Diane must have been quite a babe for her time. She was married at the age of 15 to a guy who was 54 years old. Of course, he died before her, and she became the mistress of the king when she was 35 and Henry II was only 16!
Diane was so beautiful that she was immortalized in sculpture and paintings, sometimes shown topless or completely naked. She was rumored to drink a potion containing gold in order to preserve her youthful good looks. In 2009, French scientists dug up her remains and determined that she indeed had high levels of gold in her hair. This might have killed her. There is no fountain of youth…

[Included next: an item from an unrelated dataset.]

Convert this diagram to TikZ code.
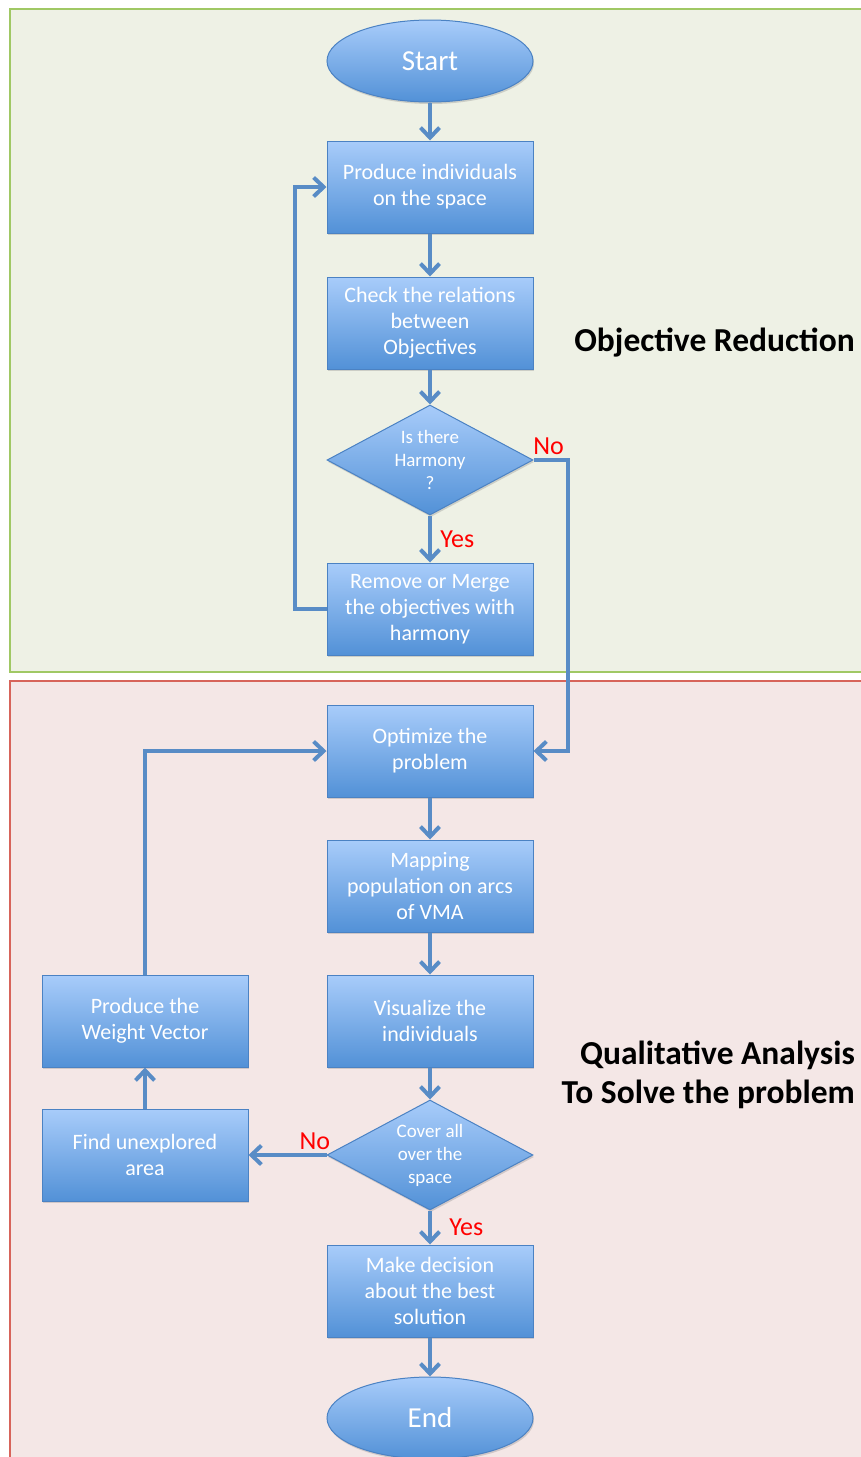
\documentclass[tikz,border=0pt]{standalone}
\usepackage{fontspec}
\setmainfont{Carlito}
\usetikzlibrary{shapes,arrows.meta,positioning,shadows}

\definecolor{grnfill}{RGB}{238,241,229}
\definecolor{grnline}{RGB}{160,200,100}
\definecolor{redfill}{RGB}{244,231,230}
\definecolor{redline}{RGB}{215,100,90}
\definecolor{boxtop}{RGB}{168,204,250}
\definecolor{boxbot}{RGB}{82,145,215}
\definecolor{boxline}{RGB}{75,130,195}
\definecolor{arrowc}{RGB}{88,140,198}

\begin{document}
\begin{tikzpicture}[%
    x=1pt, y=-1pt,                  % work in sketch pixels, y going down
    node distance=136pt and 285pt,  % Global setup of box spacing
    >={Straight Barb[length=10pt,width=19pt]},
    ]
% -------------------------------------------------
% A few box styles
\tikzset{
  base/.style={draw=boxline, line width=1pt, on grid, align=center, text=white,
    top color=boxtop, bottom color=boxbot,
    drop shadow={opacity=0.3, shadow xshift=1pt, shadow yshift=-2pt}},
  proc/.style={base, rectangle, minimum width=206pt, minimum height=92pt,
    font=\fontsize{22}{26}\selectfont},
  term/.style={base, ellipse, minimum width=206pt, minimum height=82pt,
    font=\fontsize{29}{34}\selectfont},
  dec/.style={base, diamond, aspect=1.87, inner sep=0pt, minimum width=206pt,
    minimum height=110pt, font=\fontsize{19}{23}\selectfont},
  % Connector and label styles
  to/.style={->, line width=4pt, draw=arrowc},
  ans/.style={text=red, font=\fontsize{26}{30}\selectfont},
  head/.style={font=\fontsize{33.5}{39}\selectfont\bfseries, align=right,
    anchor=east, inner sep=0pt}
}
\useasboundingbox (0,0) rectangle (861,1457);
% -------------------------------------------------
% The two panels
\draw[draw=grnline, fill=grnfill, line width=1.5pt] (10,9) rectangle (866,672);
\draw[draw=redline, fill=redfill, line width=1.5pt] (10,681) rectangle (866,1462);
\node[head] (hobj) at (855,343) {Objective Reduction};
\node[head] (hqual) at (855,1075) {Qualitative Analysis\\To Solve the problem};
% -------------------------------------------------
% Start by placing the nodes
\node[term] (start) at (430,61) {Start};
\node[proc, below=126pt of start] (prod) {Produce individuals\\on the space};
\node[proc, below=of prod] (chk) {Check the relations\\between\\Objectives};
\node[dec, below=137pt of chk] (harm) {Is there\\Harmony\\?};
\node[proc, below=149pt of harm] (rem) {Remove or Merge\\the objectives with\\harmony};
\node[proc, below=142pt of rem] (opt) {Optimize the\\problem};
\node[proc, below=135pt of opt] (map) {Mapping\\population on arcs\\of VMA};
\node[proc, below=135pt of map] (vis) {Visualize the\\individuals};
\node[dec, below=134pt of vis] (cov) {Cover all\\over the\\space};
\node[proc, below=of cov] (mkdec) {Make decision\\about the best\\solution};
\node[term, below=127pt of mkdec] (end) {End};
\node[proc, left=of vis] (wvec) {Produce the\\Weight Vector};
\node[proc, left=of cov] (find) {Find unexplored\\area};

% Then the connectors
\draw[to] (start) -- (prod);
\draw[to] (prod) -- (chk);
\draw[to] (chk) -- (harm);
\draw[to] (harm) -- node[ans, right, xshift=5pt] (lyes1) {Yes} (rem);
\draw[to] (rem.west) -- ++(-32,0) |- (prod.west);
\draw[to] (harm.east) -- node[ans, above, xshift=-2pt] (lno1) {No} ++(34,0) |- (opt.east);
\draw[to] (opt) -- (map);
\draw[to] (map) -- (vis);
\draw[to] (vis) -- (cov);
\draw[to] (cov) -- node[ans, right, xshift=14pt] (lyes2) {Yes} (mkdec);
\draw[to] (cov.west) -- node[ans, above, pos=0.15] (lno2) {No} (find.east);
\draw[to] (find) -- (wvec);
\draw[to] (wvec.north) |- (opt.west);
\draw[to] (mkdec) -- (end);
% -------------------------------------------------
\end{tikzpicture}
\end{document}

The hunting lodge for Francis I was built from 1519 to 1547. It was named Chambord and became the largest chateau in the Loire Valley.
Chambord was designed to look like a magnificent castle, although it was never used for actual defense. It has 440 rooms, 282 fireplaces, and 84 staircases. Imagine the size of the staff to take care of such a place! But when you’re the King of France and you need a little shack in the woods to show off to your rivals such as Emperor Charles V of the Holy Roman Empire and the King of Spain, cost is no object.
One of the architectural highlights of Chambord is the spectacular double helix, open staircase that is the centerpiece of the château. Some scholars think Leonardo Da Vinci designed the staircase.
The two helices ascend the three floors without ever meeting, illuminated from above by a light source at the highest point of the château. So if your mistress was going down the staircase, and your wife was coming up the staircase at the same time, they wouldn’t see each other! Brilliant!
King François I didn’t spend much time at Chambord, only visiting for short hunting trips. The château was not practical to live in on a longer-term basis for the King and his court. The massive rooms, open windows and high ceilings meant heating the place was impractical. Because the château was not surrounded by a village or estate, there was no immediate source of food other than game. This meant that all food had to be brought in with the hunting party, which could include as many as 2,000 people (including all of the servants and entourage members).
After Francis I died, the chateau was abandoned for a very long time, until it was used as the inspiration for the Beast’s castle in the Disney classic “Beauty and the Beast.”